Artikel 2, eerste lid

Bij of krachtens algemene maatregel van bestuur worden technische voorschriften gegeven omtrent:

a. het bouwen van een bouwwerk;

b. de staat van een bestaand bouwwerk;

c. het in gebruik nemen of gebruiken van een bouwwerk.

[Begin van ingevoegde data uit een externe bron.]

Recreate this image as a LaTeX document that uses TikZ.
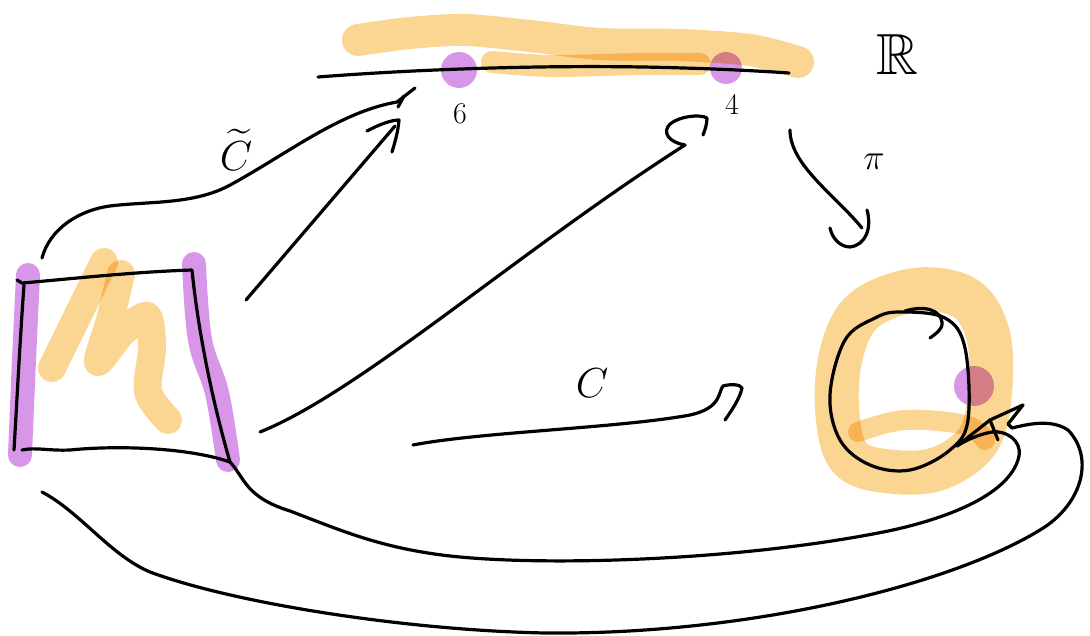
\RequirePackage{fix-cm}
\documentclass[tikz,border=0pt]{standalone}
\usepackage{amssymb}
\definecolor{hlorange}{RGB}{251,214,146}
\definecolor{hlpurple}{RGB}{216,150,232}
\begin{document}
\begin{tikzpicture}[x=1pt,y=-1pt,
  ink/.style={line width=3.2pt, line cap=round, line join=round, draw=black},
  hlo/.style={line width=#1, line cap=round, line join=round, draw=hlorange},
  hlp/.style={line width=#1, line cap=round, line join=round, draw=hlpurple},
  lbl/.style={inner sep=0pt, font=\fontsize{#1}{#1}\selectfont}]
\useasboundingbox (0,0) rectangle (1090,636);

% ---------- highlighter strokes ----------
\begin{scope}[blend mode=multiply]
  % strip along R
  \draw[hlo=32pt] plot[smooth, tension=0.5] coordinates {(358,40) (410,33) (465,30) (530,36) (600,44) (680,45) (750,50) (798,62)};
  \draw[hlo=22pt] plot[smooth, tension=0.5] coordinates {(492,62) (550,66) (640,64) (700,64)};
  % squiggle in the square
  \draw[hlo=28pt] (52,368) -- (104,262);
  \draw[hlo=28pt] plot[smooth, tension=0.5] coordinates {(121,274) (110,320) (98,362) (122,333) (147,316) (152,348) (148,392) (168,420)};
  % ring round the circle
  \draw[hlo=44pt] plot[smooth cycle, tension=0.6] coordinates {(915,290) (965,298) (988,335) (990,392) (978,440) (940,468) (895,472) (852,460) (838,420) (840,360) (862,312)};
  \draw[hlo=20pt] plot[smooth, tension=0.6] coordinates {(858,432) (905,420) (965,425) (985,440)};
  % purple edges of the square
  \draw[hlp=24pt] plot[smooth, tension=0.6] coordinates {(28,275) (24,360) (20,455)};
  \draw[hlp=24pt] plot[smooth, tension=0.6] coordinates {(194,264) (200,340) (217,393) (228,460)};
  % purple dots
  \fill[hlpurple] (459,70) circle (18pt);
  \fill[hlpurple] (726,68) circle (16pt);
  \fill[hlpurple] (974,386) circle (20pt);
\end{scope}

% ---------- named points ----------
\coordinate (sqTL) at (22,283);
\coordinate (sqTR) at (192,270);
\coordinate (sqBR) at (230,462);
\coordinate (sqBL) at (14,450);

% real line R
\draw[ink] (318,77) .. controls (420,69) and (560,64) .. (683,68) .. controls (720,69) and (760,71) .. (789,73);

% the square
\draw[ink] (17,280) -- (sqTL) .. controls (60,280) and (130,272) .. (sqTR)
  .. controls (198,330) and (212,400) .. (sqBR)
  .. controls (190,448) and (120,445) .. (70,450) .. controls (50,451) and (35,447) .. (22,450);
\draw[ink] (24,285) .. controls (20,340) and (17,400) .. (sqBL);

% circle
\draw[ink] plot[smooth cycle, tension=0.6] coordinates {(900,312) (945,318) (965,348) (968,420) (950,450) (910,470) (870,465) (840,440) (830,395) (845,340) (875,318)};
\draw[ink] (905,311) .. controls (925,305) and (940,310) .. (942,322) .. controls (943,330) and (935,334) .. (930,338);

% lift c~ : curve from square top to R
\draw[ink] (42,258) .. controls (50,228) and (80,210) .. (110,206) .. controls (150,201) and (195,205) .. (232,184)
  .. controls (290,152) and (340,112) .. (397,102) -- (415,88);
\draw[ink] (398,107) -- (404,96);

% arrow to the point 6
\draw[ink] (246,300) -- (395,126);
\draw[ink] (367,131) .. controls (380,124) and (392,120) .. (399,120) .. controls (398,132) and (395,142) .. (392,152);

% long arrow to the point 4
\draw[ink] (260,432) .. controls (360,392) and (520,250) .. (685,145);
\draw[ink] (685,145) .. controls (668,142) and (662,132) .. (670,124) .. controls (680,116) and (700,114) .. (707,118) .. controls (707,124) and (705,130) .. (703,135);

% pi arrow
\draw[ink] (790,130) .. controls (790,165) and (835,195) .. (862,228);
\draw[ink] (867,210) .. controls (872,228) and (866,245) .. (850,247) .. controls (840,247) and (832,238) .. (830,228);

% arrow c
\draw[ink] (413,445) .. controls (480,432) and (620,428) .. (690,415) .. controls (722,408) and (718,392) .. (723,386)
  .. controls (730,384) and (740,384) .. (742,388) .. controls (740,398) and (732,410) .. (725,420);

% inner big curve (from right edge of square)
\draw[ink] (sqBR) .. controls (245,478) and (245,497) .. (290,511) .. controls (340,530) and (380,548) .. (450,556)
  .. controls (550,567) and (750,560) .. (893,530) .. controls (960,515) and (1012,490) .. (1019,456)
  .. controls (1022,440) and (1005,430) .. (992,432) .. controls (980,434) and (966,440) .. (957,446);
% outer big curve (from left edge of square)
\draw[ink] (42,492) .. controls (80,512) and (110,555) .. (150,572) .. controls (230,602) and (400,630) .. (545,633)
  .. controls (750,635) and (950,585) .. (1040,530) .. controls (1082,505) and (1095,458) .. (1068,430)
  .. controls (1050,418) and (1025,425) .. (1012,428);
% arrowhead at the circle
\draw[ink] (957,446) -- (990,420) -- (1023,405) -- (1008,424) -- (1012,428);
\draw[ink] (990,420) -- (998,440);

% ---------- labels ----------
\node[lbl=58] (Rlab) at (897,55) {$\mathbb{R}$};
\node[lbl=30] (p0) at (460,114) {6};
\node[lbl=30] (p1) at (732,104) {4};
\node[lbl=42] (ctil) at (236,150) {$\widetilde{C}$};
\node[lbl=36] (pilab) at (874,162) {$\pi$};
\node[lbl=42] (clab) at (592,383) {$C$};
\end{tikzpicture}
\end{document}
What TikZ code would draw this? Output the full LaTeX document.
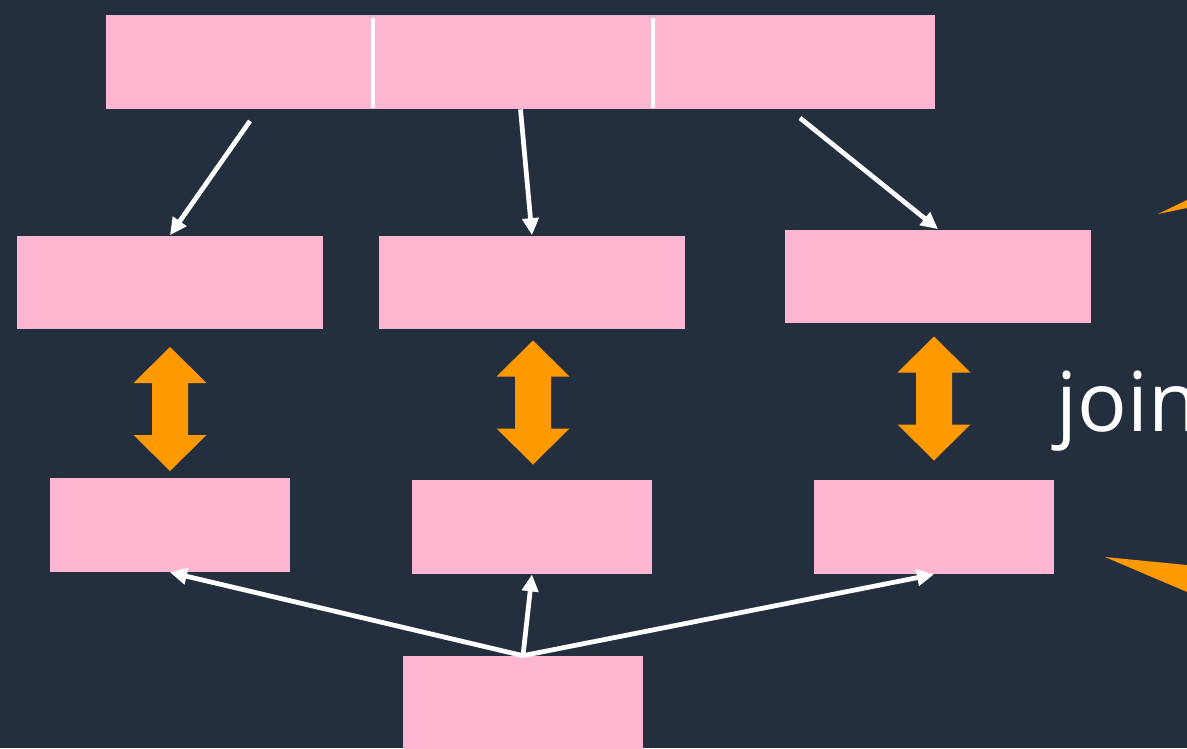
\documentclass[tikz,border=0pt]{standalone}
\usepackage{fontspec}
\setsansfont{Open Sans}
\usetikzlibrary{arrows.meta,calc}
\definecolor{navy}{HTML}{232F3E}
\definecolor{blush}{HTML}{FFB6D1}
\definecolor{amber}{HTML}{FF9900}

\begin{document}
\begin{tikzpicture}[
		x=0.02cm,
		y=-0.02cm,
		font=\sffamily,
		block/.style={
			fill=blush,
			inner sep=0pt,
			minimum width=6.12cm,
			minimum height=1.88cm
		},
		small/.style={
			block,
			minimum width=4.8cm
		},
		link/.style={
			-{Triangle[length=3.4mm,width=3.2mm]},
			draw=white,
			line width=2.7pt
		},
		divider/.style={
			draw=white,
			line width=2.1pt
		},
		twoway/.pic={
			\fill[amber] (0,-62) -- (36.5,-26) -- (18,-26) -- (18,26) -- (36.5,26)
				-- (0,62) -- (-36.5,26) -- (-18,26) -- (-18,-26) -- (-36.5,-26) -- cycle;
		}
	]
		\useasboundingbox (0,0) rectangle (1187,748);
		\fill[navy] (0,0) rectangle (1187,748);

		% stream on top, split in three
		\node[block,minimum width=16.58cm] (feed) at (520.5,62) {};
		\draw[divider] (373,18) -- (373,108);
		\draw[divider] (653,18) -- (653,108);

		\node[block] (m1) at (170,282.5) {};
		\node[block] (m2) at (532,282.5) {};
		\node[block] (m3) at (938,276.5) {};

		\node[small] (b1) at (170,525) {};
		\node[small] (b2) at (532,527) {};
		\node[small] (b3) at (934,527) {};

		\node[small] (src) at (523,703) {};

		\coordinate (s1) at (250,121);
		\coordinate (s3) at (800,118);
		\draw[link] (s1) -- (m1.north);
		\draw[link] (feed.south) -- (m2.north);
		\draw[link] (s3) -- (m3.north);

		\foreach \b in {b1,b2,b3}
			\draw[link] (src.north) -- (\b.south);

		\pic at (170,409) {twoway};
		\pic at (533,402.5) {twoway};
		\pic at (934,398.5) {twoway};

		% callout tails coming in from the right
		\fill[amber] (1158,214) -- (1200,193.7) -- (1200,205.3) -- cycle;
		\fill[amber] (1105,557) -- (1200,566.3) -- (1200,597.5) -- cycle;

		\node[anchor=base west,text=white,inner sep=0pt,font=\sffamily\fontsize{47}{50}\selectfont] (lbl) at (1056,431) {join};
	\end{tikzpicture}
\end{document}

Wet algemene bepalingen omgevingsrecht

Artikel 2.1, eerste lid

Het is verboden zonder omgevingsvergunning een project uit te voeren, voor zover dat geheel of gedeeltelijk bestaat uit:

a. het bouwen van een bouwwerk,

[…].

Artikel 2.1, derde lid

Bij algemene maatregel van bestuur kan worden bepaald dat met betrekking tot daarbij aangewezen activiteiten als bedoeld in het eerste lid in daarbij aangegeven categorieën gevallen, het in dat lid gestelde verbod niet geldt.

Besluit omgevingsrecht

Artikel 2.3, eerste lid

In afwijking van artikel 2.1, eerste lid, aanhef en onder a, van de wet is geen omgevingsvergunning vereist voor de categorieën gevallen in artikel 3 in samenhang met artikel 5 van bijlage II.

Bijlage II, artikel 3

Een omgevingsvergunning voor een activiteit als bedoeld in artikel 2.1, eerste lid, onder a, van de wet is niet vereist, indien deze activiteit betrekking heeft op:

[…]

8. Een verandering van een bouwwerk, mits wordt voldaan aan de volgende eisen:

a. geen verandering van de draagconstructie,

b. geen verandering van de brandcompartimentering of beschermde subbrandcompartimentering,

c. geen uitbreiding van de bebouwde oppervlakte, en

d. geen uitbreiding van het bouwvolume.

Bouwbesluit 2012

artikel 2.6, eerste lid

Een bestaand bouwwerk is gedurende de restlevensduur voldoende bestand tegen de daarop werkende krachten.

artikel 3.25, eerste lid

Een bestaand bouwwerk heeft zodanige scheidingsconstructies dat de vorming van allergenen door vocht in verblijfsruimten, toiletruimten en badruimten voldoende wordt beperkt.

artikel 3.26, eerste lid

Een uitwendige scheidingsconstructie van een verblijfsruimte, een toiletruimte of een badruimte is, bepaald volgens NEN 2778, waterdicht.